The company has consistently returned capital to shareholders, demonstrating a commitment to capital deployment outside of debt reduction and M&A.

  • Q1 2025 shareholder returns included $57 million in dividends and $75 million for share repurchases (441,164 shares).
  • Q2 2025 shareholder returns totaled $106 million, comprising $56 million in dividends and $50 million for share repurchases (311,998 shares).
  • Q3 2025 dividend payment was $56 million.
  • The projected annual dividend per share for 2025 is $7.44, following a 2024 total of $7.15 per share.

Imitability: Moderate. Requires consistent management discipline, which isn't guaranteed across the industry.

Organization: Yes. They have a clear capital allocation strategy, returning significant cash via dividends and share repurchases.

The capital allocation strategy prioritizes shareholder value creation through dividends, debt reduction, share repurchases, and acquisitions. A new share repurchase program authorizing up to $1.5 billion of common stock was approved in July 2024, supplementing the existing program.

Competitive Advantage: Temporary.

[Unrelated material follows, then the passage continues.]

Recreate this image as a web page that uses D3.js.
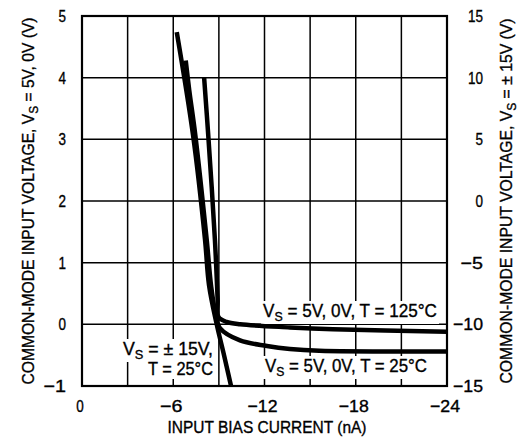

Financial discipline can erode if management focus shifts.


Nexstar Media Group, Inc. (NXST) - VRIO Analysis: 8. High-Volume Local Content Factory

The local content factory is the operational core, directly enabling the primary revenue streams of local advertising and contractual distribution fees.

Metric Value
Annual Programming Hours Produced 316,000
Journalists Employed Approximately 6,000
Owned or Partner Stations Over 200
U.S. Television Markets Served 116
U.S. Household Reach Approximately 70%
2024 Total Net Revenue $5.4 billion

In 2024, revenue streams were composed of 54% from distribution and 45% from advertising.

Value

The core product that drives all other revenue streams (local ads, distribution fees). They produce over 316,000 hours of programming annually.

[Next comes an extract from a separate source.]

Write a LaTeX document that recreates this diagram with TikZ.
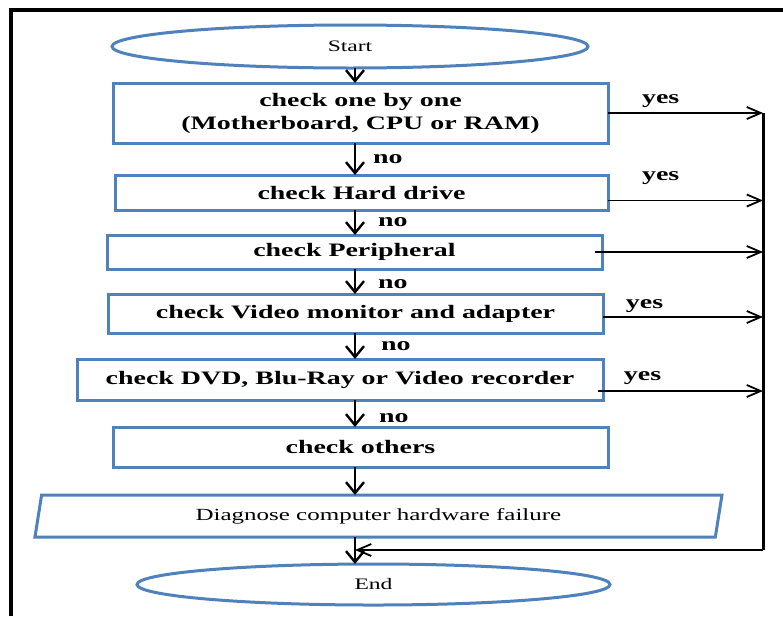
\documentclass[tikz,border=0pt]{standalone}
\usepackage{fontspec}
\setmainfont{Liberation Serif}[FakeStretch=1.47]
\usetikzlibrary{arrows.meta,shapes.geometric,positioning}
\definecolor{boxblue}{RGB}{79,129,189}

\begin{document}
\begin{tikzpicture}[x=1pt,y=-1pt]
      \tikzstyle{procbox}=[rectangle, draw=boxblue, line width=3pt, outer sep=0pt, inner sep=0pt, align=center, font=\bfseries\fontsize{19}{23}\selectfont]
      \tikzstyle{termblock}=[ellipse, draw=boxblue, line width=3pt, outer sep=0pt, inner sep=0pt, font=\fontsize{16}{19}\selectfont]
      \tikzstyle{ioblock}=[trapezium, trapezium left angle=67, trapezium right angle=113, trapezium stretches body=true, draw=boxblue, line width=3pt, outer sep=0pt, inner sep=0pt, font=\fontsize{17}{20}\selectfont]
      \tikzstyle{flowdown}=[-{Straight Barb[length=11pt,width=18pt]}, line width=2.4pt]
      \tikzstyle{flowside}=[-{Straight Barb[length=14pt,width=12pt]}, line width=1.8pt]
      \tikzstyle{lbl}=[inner sep=0pt, font=\bfseries\fontsize{19}{23}\selectfont]
      \useasboundingbox (0,0) rectangle (783,616);
      \draw[line width=4pt] (10.5,616) -- (10.5,10) -- (783,10);
      \coordinate (axis) at (355,0);
      \coordinate (rail) at (763,0);
      \node[termblock, minimum width=476pt, minimum height=43pt] (start) at (350,46.5) {Start};
      \node[procbox, minimum width=495pt, minimum height=60pt, below = 15pt of start, xshift=10.5pt] (box1) {check one by one\\(Motherboard, CPU or RAM)};
      \node[procbox, minimum width=493pt, minimum height=35pt, below = 32pt of box1, xshift=1pt] (box2) {check Hard drive};
      \node[procbox, minimum width=495pt, minimum height=34pt, below = 25pt of box2, xshift=-7pt] (box3) {check Peripheral};
      \node[procbox, minimum width=495pt, minimum height=39pt, below = 25pt of box3, xshift=1pt] (box4) {check Video monitor and adapter};
      \node[procbox, minimum width=526pt, minimum height=41pt, below = 26pt of box4, xshift=-15.5pt] (box5) {check DVD, Blu-Ray or Video recorder};
      \node[procbox, minimum width=495pt, minimum height=40pt, below = 27pt of box5, xshift=20.5pt] (box6) {check others};
      \node[ioblock, minimum width=687pt, minimum height=42pt, below = 28pt of box6, xshift=18pt] (diag) {Diagnose computer hardware failure};
      \node[termblock, minimum width=473pt, minimum height=41pt, below = 27pt of diag, xshift=-5pt] (end) {End};
      % main line
      \draw[flowdown] (start.south -| axis) -- (box1.north -| axis);
      \draw[flowdown] (box1.south -| axis) -- (box2.north -| axis) node[lbl, midway, right=17pt] {no};
      \draw[flowdown] (box2.south -| axis) -- (box3.north -| axis) node[lbl, midway, right=22pt] {no};
      \draw[flowdown] (box3.south -| axis) -- (box4.north -| axis) node[lbl, midway, right=22pt, yshift=-3pt] {no};
      \draw[flowdown] (box4.south -| axis) -- (box5.north -| axis) node[lbl, midway, right=25pt] {no};
      \draw[flowdown] (box5.south -| axis) -- (box6.north -| axis) node[lbl, midway, right=23pt, yshift=-5pt] {no};
      \draw[flowdown] (box6.south -| axis) -- (diag.north -| axis);
      \draw[flowdown] (diag.south -| axis) -- (end.north -| axis);
      % yes branches
      \draw[flowside] (box1.east) -- (box1.east -| rail) node[lbl, above=5pt, pos=0.34] {yes};
      \draw[flowside] ([yshift=-8pt]box2.east) coordinate (y2) -- (y2 -| rail) node[lbl, above=15pt, pos=0.34] {yes};
      \draw[flowside] ([xshift=-7pt]box3.east) coordinate (y3) -- (y3 -| rail);
      \draw[flowside] ([yshift=-3.5pt]box4.east) coordinate (y4) -- (y4 -| rail) node[lbl, above=4pt, pos=0.26] {yes};
      \draw[flowside] ([xshift=-5pt,yshift=-11.5pt]box5.east) coordinate (y5) -- (y5 -| rail) node[lbl, above=6pt, pos=0.27] {yes};
      \coordinate (railend) at (763,550);
      \draw[line width=3pt] (box1.east -| rail) -- (railend);
      \draw[flowside] (railend) -- (railend -| axis);
    \end{tikzpicture}
\end{document}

  • Employs approximately 6,000 journalists.
  • Operates in 116 local markets.
  • Total net revenue for the year ended December 31, 2024, was $5.4 billion.

Rarity

Yes. This volume of local production is unmatched by competitors outside the Big Four networks.

  • Nexstar owns America's largest local television broadcasting group.
  • The scale of over 200 owned or partner stations across 116 markets is a leading footprint.

Imitability

Difficult. It requires the physical infrastructure (newsrooms, studios) and the 6,000 journalists to operate it daily.

  • The operational structure is highly localized, requiring physical presence in 116 markets.
  • The cost structure includes relatively fixed expenses for news programming and content creation.

Organization

Yes. The entire operational structure is built around this local content engine.

  • The company leverages its reach of approximately 70% of U.S. television households to secure distribution revenue.
  • The structure supports securing relationships with over 40,000 advertisers.

Competitive Advantage

Sustained. It's the physical and human capital base of their entire business model.

  • The scale enables a differentiated value proposition for advertisers and brands.
  • The 2024 Net Income Attributable to Nexstar Media Group, Inc. was $722 million.

Nexstar Media Group, Inc. (NXST) - VRIO Analysis: 9. Proven Acquisition Integration Capability

Value: Allows for inorganic growth to increase scale and market share, as seen with The CW and the pending TEGNA deal. The CW integration is showing results with reduced losses.

The CW integration progress includes:

  • Operating loss reduction of $33 million year-over-year in Q2 2024.
  • Year-to-date operating loss reduction of $83 million as of Q2 2024.
  • Full year 2023 CW loss of $273 million on revenue of $250 million.
  • Q3 2025 loss reduction of 24% year-over-year.

The TEGNA acquisition financial projections include:

  • Total transaction value of $6.2 billion, an all-cash offer at $22.00 per share.
  • Expected annual net synergies of approximately $300 million.
  • Expected to be more than 40% accretive to standalone Adjusted Free Cash Flow in the first twelve months.
  • Pro forma combined Adjusted EBITDA (excluding synergies) of $2.56 billion.
  • Combined net revenue (annualized for last eight quarters ending June 30, 2025) of $8.10 billion.

Rarity: Moderate. Many companies attempt acquisitions, but successful, accretive integration is rare.

Imitability: Difficult. It relies on institutional knowledge, experienced leadership (like Perry Sook), and established processes.

Organization: Yes. They are actively pursuing the highly accretive TEGNA acquisition, showing continued organizational readiness.

Competitive Advantage: Temporary to Sustained. Success in the TEGNA integration will solidify this as a sustained advantage.

The clear pattern is scale in local, which feeds the national networks and digital, all supported by disciplined finance. The following table summarizes the VRIO components related to this capability:

VRIO Component Assessment Supporting Data/Metric
Value High TEGNA deal value $6.2 billion; Expected synergies $300 million annually; CW loss reduction of 24% Y/Y (Q3 2025).
Rarity Moderate Successful integration is rare, but the scale of the TEGNA deal (pro forma EBITDA $2.56 billion) is significant.
Imitability Difficult Relies on leadership experience (Perry Sook) and established processes, which are intangible assets.
Organization Yes Active pursuit of TEGNA, expected to be over 40% accretive to AFFO in year one.
Competitive Advantage Temporary to Sustained Dependent on realizing $300 million in synergies from the $6.2 billion TEGNA transaction.